Items:
** START **

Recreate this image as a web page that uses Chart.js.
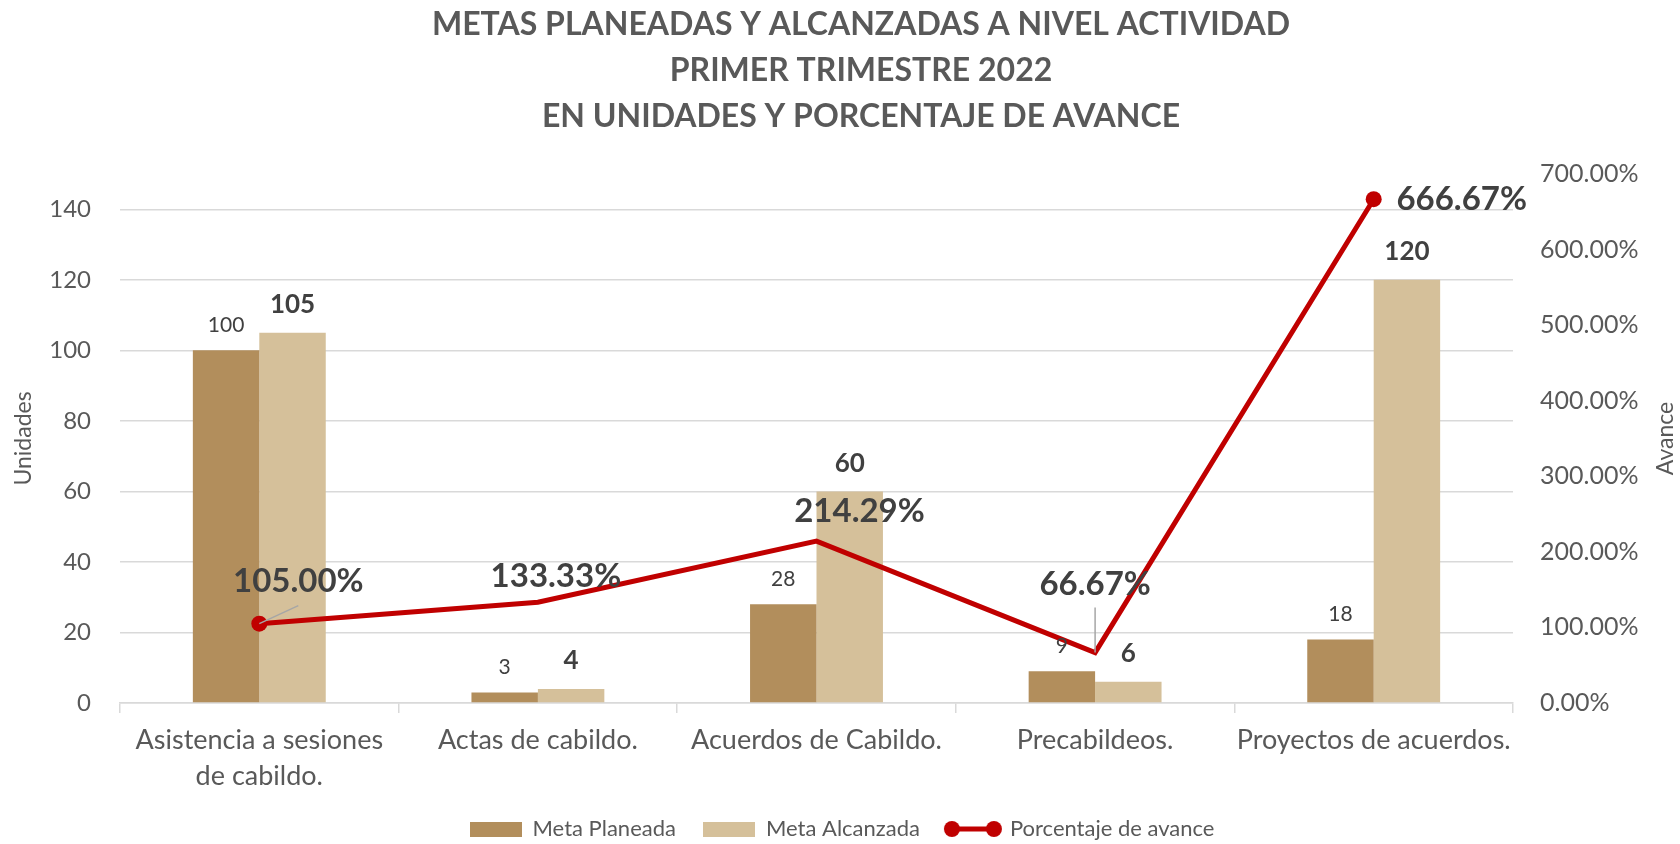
<!DOCTYPE html>
<html lang="es">
<head>
<meta charset="utf-8">
<title>Metas planeadas y alcanzadas</title>
<script src="https://cdn.jsdelivr.net/npm/chart.js@4.4.1/dist/chart.umd.min.js"></script>
<style>
  html, body { margin: 0; padding: 0; background: #fff; }
  #wrap { width: 1680px; height: 844px; }
</style>
</head>
<body>
<div id="wrap"><canvas id="chart"></canvas></div>
<script>
  // categorías y series
  const categories = [
    ["Asistencia a sesiones", "de cabildo."],
    "Actas de cabildo.",
    "Acuerdos de Cabildo.",
    "Precabildeos.",
    "Proyectos de acuerdos."
  ];
  const metaPlaneada = [100, 3, 28, 9, 18];
  const metaAlcanzada = [105, 4, 60, 6, 120];
  const porcentajeAvance = [105.00, 133.33, 214.29, 66.67, 666.67];

  const unidadesTicks = [0, 20, 40, 60, 80, 100, 120, 140];
  const avanceTicks = [0, 100, 200, 300, 400, 500, 600, 700];

  const titleLines = [
    "METAS PLANEADAS Y ALCANZADAS A NIVEL ACTIVIDAD",
    "PRIMER TRIMESTRE 2022",
    "EN UNIDADES Y PORCENTAJE DE AVANCE"
  ];

  const PLAN = "#B28E5C";
  const ALC = "#D5C09A";
  const RED = "#C00000";
  const GRAY = "#595959";
  const LABEL = "#404040";
  const FONT = "Lato, 'Open Sans', sans-serif";

  // where each percentage label sits relative to its point (dx, dy), plus optional leader line end
  const avanceLabelPos = [
    { dx: 39, dy: -42, lead: [39, -18] },
    { dx: 18, dy: -26 },
    { dx: 43, dy: -30 },
    { dx: 0, dy: -68, lead: [0, -45] },
    { dx: 88, dy: 0 }
  ];

  function swatch(color) {
    const c = document.createElement("canvas");
    c.width = 52; c.height = 15;
    const g = c.getContext("2d");
    g.fillStyle = color;
    g.fillRect(0, 0, 52, 15);
    return c;
  }
  function lineSwatch() {
    const c = document.createElement("canvas");
    c.width = 60; c.height = 18;
    const g = c.getContext("2d");
    g.strokeStyle = RED; g.lineWidth = 5;
    g.beginPath(); g.moveTo(9, 9); g.lineTo(51, 9); g.stroke();
    g.fillStyle = RED;
    [9, 51].forEach(x => { g.beginPath(); g.arc(x, 9, 8, 0, Math.PI * 2); g.fill(); });
    return c;
  }
  const legendIcons = [swatch(PLAN), swatch(ALC), lineSwatch()];

  const labelsPlugin = {
    id: "valueLabels",
    afterLayout(chart) {
      // title sits a little right of the canvas centre
      const tb = chart.titleBlock;
      if (tb) {
        const shift = 861 - (tb.left + tb.right) / 2;
        tb.left += shift; tb.right += shift;
      }
    },
    afterDatasetsDraw(chart) {
      const ctx = chart.ctx;
      ctx.save();
      ctx.textAlign = "center";
      ctx.textBaseline = "middle";
      ctx.fillStyle = LABEL;

      chart.getDatasetMeta(0).data.forEach((el, i) => {
        ctx.font = "21px " + FONT;
        ctx.fillText(metaPlaneada[i], el.x, el.y - 25);
      });
      chart.getDatasetMeta(1).data.forEach((el, i) => {
        ctx.font = "bold 26px " + FONT;
        ctx.fillText(metaAlcanzada[i], el.x, el.y - 28);
      });

      chart.getDatasetMeta(2).data.forEach((el, i) => {
        const p = avanceLabelPos[i];
        if (p.lead) {
          ctx.strokeStyle = "#A6A6A6";
          ctx.lineWidth = 1.5;
          ctx.beginPath();
          ctx.moveTo(el.x, el.y);
          ctx.lineTo(el.x + p.lead[0], el.y + p.lead[1]);
          ctx.stroke();
        }
        ctx.font = "bold 33px " + FONT;
        ctx.fillStyle = LABEL;
        ctx.fillText(porcentajeAvance[i].toFixed(2) + "%", el.x + p.dx, el.y + p.dy);
      });
      ctx.restore();
    },
    afterDraw(chart) {
      // right axis title reads bottom-to-top like the left one
      const ctx = chart.ctx;
      const a = chart.chartArea;
      ctx.save();
      ctx.translate(chart.width - 14, (a.top + a.bottom) / 2);
      ctx.rotate(-Math.PI / 2);
      ctx.font = "23px " + FONT;
      ctx.fillStyle = GRAY;
      ctx.textAlign = "center";
      ctx.textBaseline = "middle";
      ctx.fillText("Avance", 0, 0);
      ctx.restore();
    }
  };

  const ctx = document.getElementById("chart").getContext("2d");
  new Chart(ctx, {
    data: {
      labels: categories,
      datasets: [
        {
          type: "bar",
          label: "Meta Planeada",
          data: metaPlaneada,
          backgroundColor: PLAN,
          yAxisID: "y",
          order: 2,
          categoryPercentage: 0.477,
          barPercentage: 1
        },
        {
          type: "bar",
          label: "Meta Alcanzada",
          data: metaAlcanzada,
          backgroundColor: ALC,
          yAxisID: "y",
          order: 2,
          categoryPercentage: 0.477,
          barPercentage: 1
        },
        {
          type: "line",
          label: "Porcentaje de avance",
          data: porcentajeAvance,
          borderColor: RED,
          backgroundColor: RED,
          borderWidth: 5,
          pointRadius: [8, 0, 0, 0, 8],
          pointBackgroundColor: RED,
          pointBorderWidth: 0,
          tension: 0,
          yAxisID: "y1",
          order: 1
        }
      ]
    },
    options: {
      responsive: true,
      maintainAspectRatio: false,
      animation: false,
      layout: { padding: { left: 8, right: 4, top: 0, bottom: -6 } },
      plugins: {
        tooltip: { enabled: false },
        title: {
          display: true,
          text: titleLines,
          color: GRAY,
          font: { family: FONT, size: 32, weight: "bold", lineHeight: "46px" },
          padding: { top: 2, bottom: 34 }
        },
        legend: {
          position: "bottom",
          labels: {
            usePointStyle: true,
            pointStyleWidth: 52,
            padding: 27,
            color: GRAY,
            font: { family: FONT, size: 22 },
            generateLabels: chart => chart.data.datasets.map((ds, i) => ({
              text: ds.label,
              datasetIndex: i,
              pointStyle: legendIcons[i],
              fontColor: GRAY,
              hidden: false,
              lineWidth: 0
            }))
          }
        }
      },
      scales: {
        x: {
          offset: true,
          grid: {
            offset: true,
            drawOnChartArea: false,
            drawTicks: true,
            tickLength: 10,
            color: "#D9D9D9",
            lineWidth: 1.5
          },
          border: { color: "#D9D9D9", width: 1.5 },
          ticks: {
            color: GRAY,
            padding: 9,
            maxRotation: 0,
            autoSkip: false,
            font: { family: FONT, size: 27, lineHeight: 1.33 }
          },
          afterFit(scale) { scale.height = 88; }
        },
        y: {
          position: "left",
          min: 0,
          max: 150,
          afterBuildTicks(axis) { axis.ticks = unidadesTicks.map(v => ({ value: v })); },
          grid: { color: "#D9D9D9", lineWidth: 1.5, drawTicks: false },
          border: { display: false },
          ticks: {
            color: GRAY,
            padding: 29,
            font: { family: FONT, size: 24 }
          },
          title: {
            display: true,
            text: "Unidades",
            color: GRAY,
            font: { family: FONT, size: 23 },
            padding: { top: 2, bottom: 4 }
          },
          afterFit(scale) { scale.width = 112; }
        },
        y1: {
          position: "right",
          min: 0,
          max: 700,
          afterBuildTicks(axis) { axis.ticks = avanceTicks.map(v => ({ value: v })); },
          grid: { display: false, drawOnChartArea: false, drawTicks: false, tickLength: 0 },
          border: { display: false },
          ticks: {
            color: GRAY,
            padding: 27,
            font: { family: FONT, size: 25 },
            callback: v => v.toFixed(2) + "%"
          },
          afterFit(scale) { scale.width = 163; }
        }
      }
    },
    plugins: [labelsPlugin]
  });
</script>
</body>
</html>
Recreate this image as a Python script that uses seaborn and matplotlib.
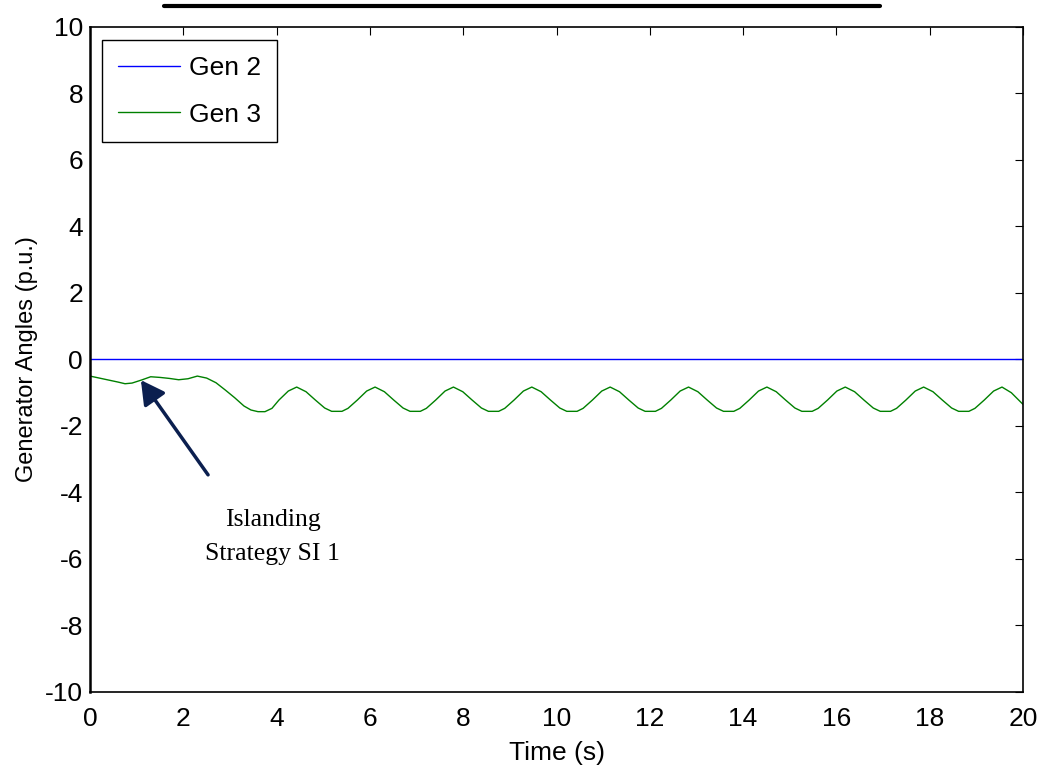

** END **

What the exercise asks:
Using the entries above, find all lines with "script". Copy them.

Expected answer:
<script src="https://cdn.jsdelivr.net/npm/chart.js@4.4.1/dist/chart.umd.min.js"></script>
<script>
</script>
Recreate this image as a Python script that uses seaborn and matplotlib.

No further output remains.